Explicit locking by transaction code also just causes waiting.
Your question does not reflect this. You seem to think that attempted access to a locked resource by the implementation aborts a transaction. That is not so.
Documentation says, serializable transactions execute one after one.
But in practic it seems not to be truth. Here's two almost equal transactions, the difference is delay for 15 seconds only.
#1:
set transaction isolation level serializable
go
begin transaction
if not exists (select * from articles where title like 'qwe')
begin
waitfor delay '00:00:15'
insert into articles (title) values ('qwe')
end
commit transaction go
#2:
set transaction isolation level serializable
go
begin transaction
if not exists (select * from articles where title like 'qwe')
begin
insert into articles (title) values ('asd')
end
commit transaction go
The second transaction has been run after couple of seconds since the start of first one.
The result is deadlock. The first transaction dies with
Transaction (Process ID 58) was deadlocked on
lock resources with another process and has been chosen as the deadlock victim.
Rerun the transaction.
reason.
The conclusion, serializable transactions are not serial?
serializable transactions don't necessarily execute serially.
The promise is just that transactions can only commit if the result would be as if they had executed serially (in any order).

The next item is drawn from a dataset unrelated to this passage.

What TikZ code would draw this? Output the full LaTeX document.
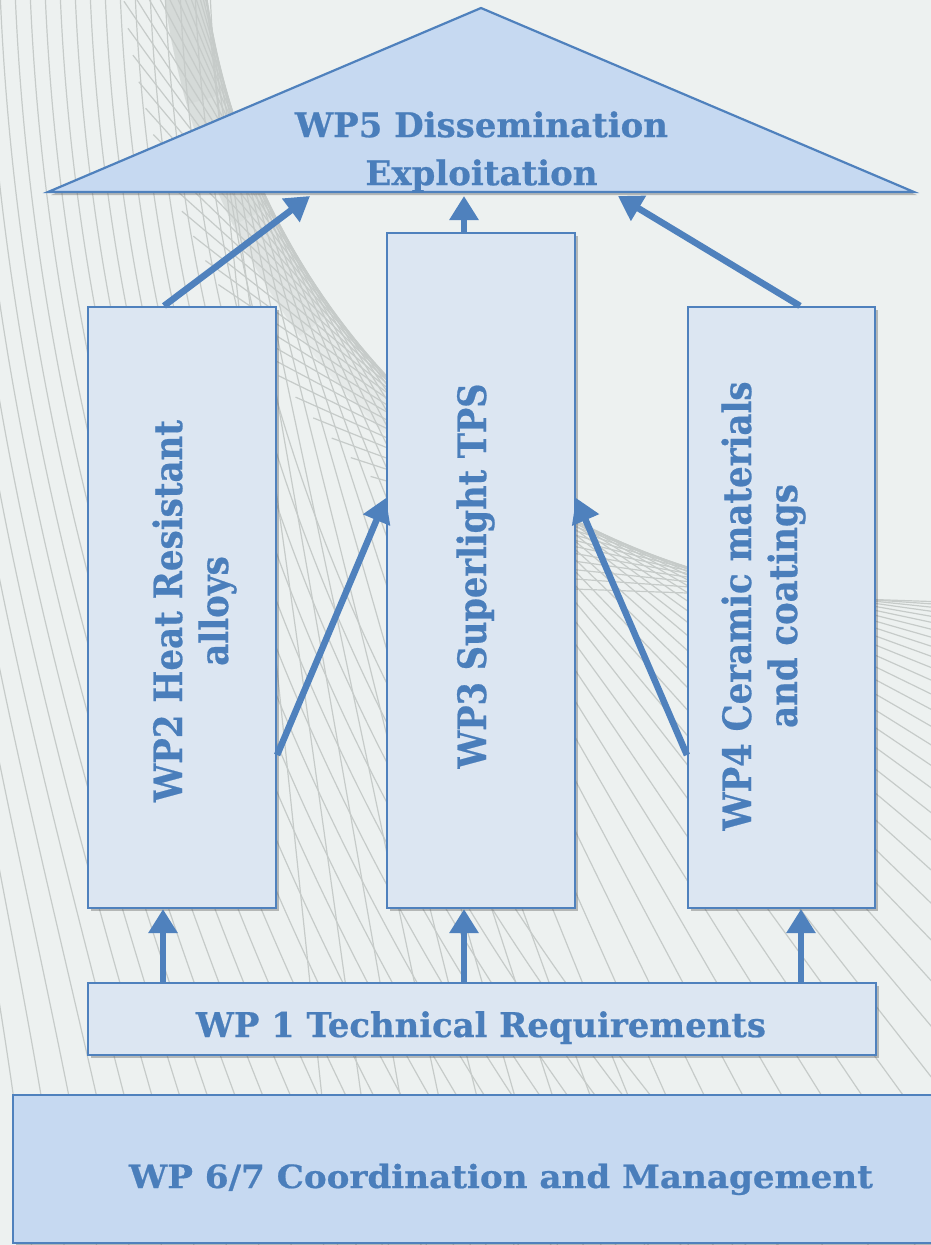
\documentclass[tikz,border=0pt]{standalone}
\usepackage{fontspec}
\usepackage{graphicx}
\setmainfont{DejaVu Serif}
\newfontfamily\wpfont{DejaVu Serif}[UprightFont=* Bold, FakeBold=0.6]
\usetikzlibrary{arrows.meta,shadows,calc}
\definecolor{bgcol}{RGB}{237,241,240}
\definecolor{linecol}{RGB}{198,203,201}
\definecolor{bandcol}{RGB}{188,194,191}
\definecolor{wpblue}{RGB}{79,129,189}
\definecolor{txtblue}{RGB}{74,126,187}
\definecolor{boxfill}{RGB}{220,230,242}
\definecolor{roof}{RGB}{198,217,241}
\tikzset{
  bgline/.style={draw=linecol, line width=1.2pt},
  bandline/.style={line width=40pt, bandcol, opacity=0.14},
  wpbox/.style={draw=wpblue, line width=2.2pt, fill=boxfill, inner sep=0pt,
    drop shadow={shadow xshift=3pt, shadow yshift=-3pt, opacity=0.35, fill=black!70}},
  roofbox/.style={wpbox, fill=roof},
  wparrow/.style={draw=wpblue, line width=6.5pt, -{Triangle[length=24pt,width=28pt]}},
  htext/.style={text=txtblue, inner sep=0pt},
  vtext/.style={text=txtblue, inner sep=0pt, rotate=90, font=\fontsize{39}{46}\selectfont\wpfont},
}
\begin{document}
\begin{tikzpicture}[x=1pt,y=-1pt]
\useasboundingbox (0,0) rectangle (931,1245);
\fill[bgcol] (0,0) rectangle (931,1245);
% decorative background lines
\begin{scope}
\clip (0,0) rectangle (931,1245);
\foreach \d in {16,26,36,46} {
  \draw[bandline] plot[domain=-5:\d, samples=30] ({900-722*cos(\x)},{-100+722*sin(\x)});
}
\foreach \i in {0,...,24} {
  \pgfmathsetmacro\sx{-150+15*\i}
  \draw[bgline] (\sx,-10) .. controls ({\sx+20},490) and ({\sx+130+5*\i},900) .. ({\sx+150+18*\i},1260);
}
\foreach \t in {6,8,...,88} {
  \pgfmathsetmacro\px{900-700*cos(\t)}
  \pgfmathsetmacro\py{-100+700*sin(\t)}
  \pgfmathsetmacro\dx{sin(\t)}
  \pgfmathsetmacro\dy{cos(\t)}
  \draw[bgline] ({\px-350*\dx},{\py-350*\dy}) -- ({\px+1600*\dx},{\py+1600*\dy});
}
\end{scope}
% roof
\draw[roofbox] (481,8) -- (914,192) -- (48,192) -- cycle;
\node[htext, font=\fontsize{34}{48}\selectfont\wpfont] (wp5) at (481.5,151.5)
  {\resizebox{373pt}{\height}{\begin{tabular}{@{}c@{}}WP5 Dissemination\\Exploitation\end{tabular}}};
\coordinate (r2) at (310,196);
\coordinate (r3) at (464,196);
\coordinate (r4) at (618,196);
% boxes
\node[wpbox, minimum width=188pt, minimum height=601pt] (wp2) at (182,607.5) {};
\node[wpbox, minimum width=188pt, minimum height=675pt] (wp3) at (481,570.5) {};
\node[wpbox, minimum width=187pt, minimum height=601pt] (wp4) at (781.5,607.5) {};
\node[wpbox, minimum width=788pt, minimum height=72pt] (wp1) at (482,1019) {};
\node[roofbox, minimum width=940pt, minimum height=148pt] (wp67) at (483,1169) {};
% labels
\node[vtext] (wp2t) at (195.8,611)
  {\resizebox{382pt}{\height}{\begin{tabular}{@{}c@{}}WP2 Heat Resistant\\alloys\end{tabular}}};
\node[vtext, anchor=base] (wp3t) at (486,576)
  {\resizebox{385pt}{\height}{WP3 Superlight TPS}};
\node[vtext] (wp4t) at (764.8,606)
  {\resizebox{449pt}{\height}{\begin{tabular}{@{}c@{}}WP4 Ceramic materials\\and coatings\end{tabular}}};
\node[htext, font=\fontsize{34}{48}\selectfont\wpfont, anchor=base] (wp1t) at (481,1037)
  {\resizebox{570pt}{\height}{WP 1 Technical Requirements}};
\node[htext, font=\fontsize{32}{44}\selectfont\wpfont, anchor=base] (wp67t) at (501,1188)
  {\resizebox{744pt}{\height}{WP 6/7 Coordination and Management}};
% arrows
\draw[wparrow] ([xshift=-18pt]wp2.north) -- (r2);
\draw[wparrow] ([xshift=-17pt]wp3.north) -- (r3);
\draw[wparrow] ([xshift=18.5pt]wp4.north) -- (r4);
\draw[wparrow] ([yshift=-147.5pt]wp2.east) -- ([yshift=72.5pt]wp3.west);
\draw[wparrow] ([yshift=-147.5pt]wp4.west) -- ([yshift=72.5pt]wp3.east);
\draw[wparrow] ($(wp2.south |- wp1.north)+(-19,0)$) -- ($(wp2.south)+(-19,0)$);
\draw[wparrow] ($(wp3.south |- wp1.north)+(-17,0)$) -- ($(wp3.south)+(-17,0)$);
\draw[wparrow] ($(wp4.south |- wp1.north)+(19.5,0)$) -- ($(wp4.south)+(19.5,0)$);
\end{tikzpicture}
\end{document}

The locking requirements to meet this guarantee can frequently lead to deadlock where one of the transactions needs to be rolled back. You would need to code your own retry logic to resubmit the failed query.
See The Serializable Isolation Level for more about the differences between the logical description and implementation.
What happens here:
Because transactions 1 runs in serializable isolation level, it keeps a share lock it obtains on table articles while it wait. This way, it is guaranteed that the non exists condition remains true until the transaction terminates.
Transaction 2 gets a share lock as well that allows it to do the exist check condition. Then, with the insert statement, Transaction 2 requires to convert the share lock to a exclusive lock but has to wait as Transaction 1 holds a shared lock.
When Transaction 1 finishes to wait, it also requests a conversion to exclusive mode => deadlock situation, 1 of the transaction has to be terminated.
I got into a similar problem and i found that:
From MSDN:
SERIALIZABLE
Specifies the following:
Statements cannot read data that has been modified but not yet
committed by other transactions.
No other transactions can modify data that has been read by the
current transaction until the current transaction completes.
Other transactions cannot insert new rows with key values that would
fall in the range of keys read by any statements in the current
transaction until the current transaction completes.
The second point does not state that both sessions can't take the shared lock that will result in deadlock. We solved it with a hint on SELECT.
select * from articles WITH (UPDLOCK, ROWLOCK) where title like 'qwe'
Have not tried if it would work in this case but i think you would have to lock on the table part since the row is not yet created.